In a Four Corners and ABC Investigations exclusive on Monday night, five casino inspectors spoke out about how they were blocked from investigating serious crime in Melbourne’s Crown Casino.
One of these inspectors was former Victoria Police officer, Danny Lakasas, who worked for the Victorian Commission for Gambling and Liquor Regulation (VCGLR) and was supposed to have oversight of the casino by keeping out criminal influence and infiltration.
But Lakasas, along with the four other inspectors who include Former VCGLR Senior Inspector Peter McCormick, told the program that over the years they lost access to parts of the casino, were shadowed by Crown staff in high-roller rooms, and felt their presence was unwelcome.
They also told Four Corners their roles at the casino were constantly undermined as the watchdog they worked for gave Crown what it wanted again and again.
In fact, Lakasas detailed how he once ran a 12-month operation to track the use of counterfeit notes at the casino — methodically tracking dates, times and gaming table numbers, as well as who the dealers and patrons were.
He told the program that when he compiled what he’d found and passed it up the chain, nothing happened.
“Somebody from intel came down then, took all the information, said, ‘Thanks very much.’ That was the last I heard of it,” Lakasas said in the episode.
“You get disheartened after a while, and you start thinking, well, why am I busting my backside in doing all this work when it’s not going to go anywhere and nothing’s going to happen?”

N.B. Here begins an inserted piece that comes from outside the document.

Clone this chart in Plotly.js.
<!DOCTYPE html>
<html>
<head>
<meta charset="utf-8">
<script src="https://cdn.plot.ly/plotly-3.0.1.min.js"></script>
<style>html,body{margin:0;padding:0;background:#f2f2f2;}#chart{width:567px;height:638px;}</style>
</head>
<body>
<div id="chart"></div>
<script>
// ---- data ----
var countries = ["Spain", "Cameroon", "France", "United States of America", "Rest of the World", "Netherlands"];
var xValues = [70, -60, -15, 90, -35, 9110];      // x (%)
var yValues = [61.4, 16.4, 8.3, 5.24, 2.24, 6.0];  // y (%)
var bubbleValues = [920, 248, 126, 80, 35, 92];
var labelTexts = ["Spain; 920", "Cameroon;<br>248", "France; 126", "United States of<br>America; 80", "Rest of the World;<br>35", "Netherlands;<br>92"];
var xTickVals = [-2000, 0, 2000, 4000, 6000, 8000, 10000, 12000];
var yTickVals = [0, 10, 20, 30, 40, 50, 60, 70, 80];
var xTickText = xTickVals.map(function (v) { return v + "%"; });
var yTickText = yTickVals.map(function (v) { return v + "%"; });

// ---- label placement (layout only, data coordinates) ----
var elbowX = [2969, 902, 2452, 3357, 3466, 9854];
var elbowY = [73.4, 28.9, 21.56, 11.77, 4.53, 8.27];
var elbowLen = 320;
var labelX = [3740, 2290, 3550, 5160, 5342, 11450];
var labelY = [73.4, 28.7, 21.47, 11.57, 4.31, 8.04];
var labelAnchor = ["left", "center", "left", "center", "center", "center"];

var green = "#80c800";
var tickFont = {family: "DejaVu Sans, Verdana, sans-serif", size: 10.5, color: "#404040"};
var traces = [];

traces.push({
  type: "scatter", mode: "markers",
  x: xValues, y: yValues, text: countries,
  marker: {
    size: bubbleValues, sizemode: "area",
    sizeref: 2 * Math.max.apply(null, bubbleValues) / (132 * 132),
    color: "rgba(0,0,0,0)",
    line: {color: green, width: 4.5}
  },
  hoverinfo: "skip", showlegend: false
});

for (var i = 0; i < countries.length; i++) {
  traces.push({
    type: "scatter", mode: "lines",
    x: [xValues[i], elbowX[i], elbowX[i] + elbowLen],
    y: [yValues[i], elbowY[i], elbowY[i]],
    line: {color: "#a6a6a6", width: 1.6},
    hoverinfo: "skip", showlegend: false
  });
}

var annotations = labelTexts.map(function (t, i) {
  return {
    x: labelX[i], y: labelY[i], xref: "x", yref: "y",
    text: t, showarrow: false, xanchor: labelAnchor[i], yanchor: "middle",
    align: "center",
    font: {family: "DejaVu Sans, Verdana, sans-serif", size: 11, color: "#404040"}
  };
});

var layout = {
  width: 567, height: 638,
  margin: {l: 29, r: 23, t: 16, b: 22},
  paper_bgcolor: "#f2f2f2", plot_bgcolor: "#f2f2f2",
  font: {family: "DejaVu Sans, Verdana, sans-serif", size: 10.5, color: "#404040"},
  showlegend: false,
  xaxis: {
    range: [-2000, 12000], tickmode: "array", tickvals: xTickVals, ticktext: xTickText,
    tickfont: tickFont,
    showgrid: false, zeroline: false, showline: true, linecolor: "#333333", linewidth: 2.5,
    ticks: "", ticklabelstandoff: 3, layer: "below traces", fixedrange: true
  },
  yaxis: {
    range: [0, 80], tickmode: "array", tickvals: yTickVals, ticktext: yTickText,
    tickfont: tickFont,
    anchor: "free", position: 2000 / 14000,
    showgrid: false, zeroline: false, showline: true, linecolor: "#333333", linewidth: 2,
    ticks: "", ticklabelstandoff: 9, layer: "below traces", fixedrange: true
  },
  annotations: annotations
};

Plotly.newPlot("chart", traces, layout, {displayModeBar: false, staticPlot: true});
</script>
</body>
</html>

The casino inspector went on to say that during a period of upheaval at the regulator, James Packer ramped up Crown’s aggressive expansion into the Chinese high-roller market. VIP gamblers were also brought into Melbourne by third party agents known as junket operators.
To Lakasas, the casino suddenly became more vulnerable to organised crime.
“What changed then with the junkets coming in was the amount of Chinese people coming in, having their own rooms, and gambling basically millions of dollars,” Lakasas told Four Corners.
“What we saw was a lot of money change hands… I don’t know where this money came from, or how it was accounted for, or whether the state was receiving their cut of taxes at that time, because it was all mainly cash.”
Both Crown and the regulator declined to be interviewed by Four Corners. A VCGLR spokesperson said it would be inappropriate to comment while the royal commission into Crown Melbourne was underway.
But all five inspectors have risked speaking out so that they might see a regulator restored with sufficient power, expertise and independence.
“So many ex-inspectors speaking up just shows that they’re concerned and that the system’s broken, and hopefully our voices are taken on board and something’s done about it,” Lakasas says.